The same year that the alliance of relatives of desaparecidos in exile, COSOFAM, asked the Comisión Argentina de Derechos Humanos (CADHU, or Argentine Human Rights Commission) to withhold details of desaparecidos’ political commitments from reports of regime violence, the Argentina-based group, Familiares de Desaparecidos y Detenidos por Razones Políticas (Relatives of Those Disappeared or Detained for Political Reasons), put out a similar statement. CADHU had continued to circulate testimonies of former desaparecidos released from captivity, most of which posited that the vast majority of desaparecidos had in fact been killed. This contention was understandably upsetting to relatives whose organizing centered on the demand that their loved ones be returned to them alive. “We cannot accept testimonies of liberated people,” Familiares declared, “who have been informants and torturers of their own compañeros, who take advantage of these testimonies to talk about kidnapping victims ‘broken’ by torture but who have not named even one among the many, we are sure, who behaved heroically, preferring their holocaust before relinquishing their ideals.”
The broad suspicion of survivors evident in this statement has only grown more entrenched over subsequent years.
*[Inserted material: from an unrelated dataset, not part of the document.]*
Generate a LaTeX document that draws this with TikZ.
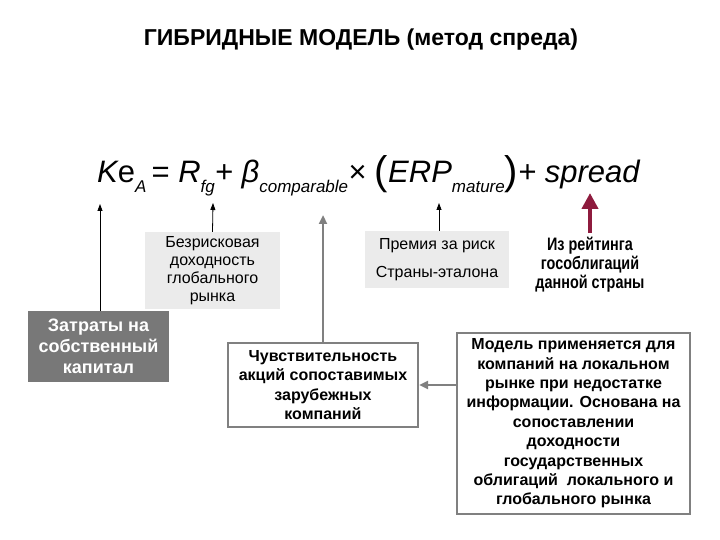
\documentclass[tikz,border=0pt]{standalone}
\usepackage{fontspec}
\setmainfont{Liberation Sans}
\newfontfamily\narrowfont[FakeStretch=0.8]{Liberation Sans}
\usetikzlibrary{arrows.meta}

\definecolor{darkbox}{HTML}{787878}
\definecolor{lightbox}{HTML}{EBEBEB}
\definecolor{framegray}{HTML}{808080}
\definecolor{wine}{HTML}{8E1B3E}

\newcommand{\lowsub}[1]{\raisebox{-0.30em}{\fontsize{17}{17}\selectfont\itshape #1}}
\newcommand{\bigparen}[1]{\raisebox{-0.06em}{\fontsize{40}{40}\selectfont\upshape #1}}

\tikzset{
  darkfill/.style={fill=darkbox, text=white, font=\fontsize{18}{21}\selectfont\bfseries, align=center, inner sep=2pt},
  lightfill/.style={fill=lightbox, font=\fontsize{16}{18}\selectfont, align=center, inner sep=2pt},
  framed/.style={draw=framegray, line width=2pt, fill=white, font=\fontsize{16}{19.4}\selectfont\bfseries, align=center, inner sep=3pt},
  thinarrow/.style={-{Triangle[length=7pt,width=5pt]}, thick},
  grayarrow/.style={-{Triangle[length=9pt,width=8pt]}, draw=framegray, line width=2.5pt}
}

\begin{document}
\begin{tikzpicture}[x=1pt, y=-1pt]
\useasboundingbox (0,0) rectangle (720,540);

\node (title) at (361,40) {\fontsize{23}{26}\selectfont\bfseries ГИБРИДНЫЕ МОДЕЛЬ (метод спреда)};

% formula
\node[inner sep=0pt, anchor=base west] (formula) at (97,183) {\fontsize{31}{34}\selectfont\itshape
  K\upshape e\lowsub{A}\,= \itshape R\lowsub{fg}+ β\lowsub{comparable}× \bigparen{(}ERP\lowsub{mature}\bigparen{)}+ spread};

\coordinate (ke) at (100,204);
\coordinate (rf) at (213,203);
\coordinate (beta) at (323,215);
\coordinate (erp) at (439,203);
\coordinate (spr) at (590,193);

\node[darkfill, minimum width=141pt, minimum height=71pt] (cost) at (98.5,346.5) {Затраты на\\собственный\\капитал};
\node[lightfill, minimum width=135pt, minimum height=77pt] (riskfree) at (212.5,270.5) {Безрисковая\\доходность\\глобального\\рынка};
\node[lightfill, minimum width=144pt, minimum height=57pt] (premium) at (437,259.5) {Премия за риск\\[10pt]Страны-эталона};
\node[font=\fontsize{18}{19}\selectfont\narrowfont\bfseries, align=center, inner sep=0pt] (rating) at (590,265) {Из рейтинга\\гособлигаций\\данной страны};

\node[framed, minimum width=190pt, minimum height=84pt] (sens) at (323,385) {Чувствительность\\акций сопоставимых\\зарубежных\\компаний};
\node[framed, minimum width=233pt, minimum height=181pt] (model) at (573.5,423.5) {Модель применяется для\\компаний на локальном\\рынке при недостатке\\информации. Основана на\\сопоставлении\\доходности\\государственных\\облигаций\ \ локального и\\глобального рынка};

\draw[thinarrow] (cost.north -| ke) -- (ke);
\draw[thinarrow] (riskfree.north) -- (rf);
\draw[thinarrow] (premium.north -| erp) -- (erp);
\draw[grayarrow] (sens.north) -- (beta);
\draw[grayarrow] (model.west |- sens.east) -- (sens.east);
\draw[-{Triangle[length=16pt,width=16pt]}, draw=wine, fill=wine, line width=4pt] (rating.north |- 0,233) -- (spr);
\end{tikzpicture}
\end{document}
This sentiment has left its impact on organizations not only of relatives but also of ex-desaparecidos themselves, leading many — as anthropologist Rebekah Park has documented in her book, The Reappeared — to emphasize their own refusal to collaborate, in contrast to traitors in other groups.
The reticence of many scholars and activists to embrace the complexity of political violence and in so doing, to move beyond the binary of heroic resistance and traitorous collaboration, makes these painful issues that much harder to address. And it means, perversely, that the individuals who suffered the impacts of this violence most directly in the 1970s are those who must endure the worst effects of its silencing today. Walsh’s critiques reveal that since the year of the coup itself, we have had the tools to help us reckon more honestly, and more humanely, with its legacies — if we’ll only pick them up.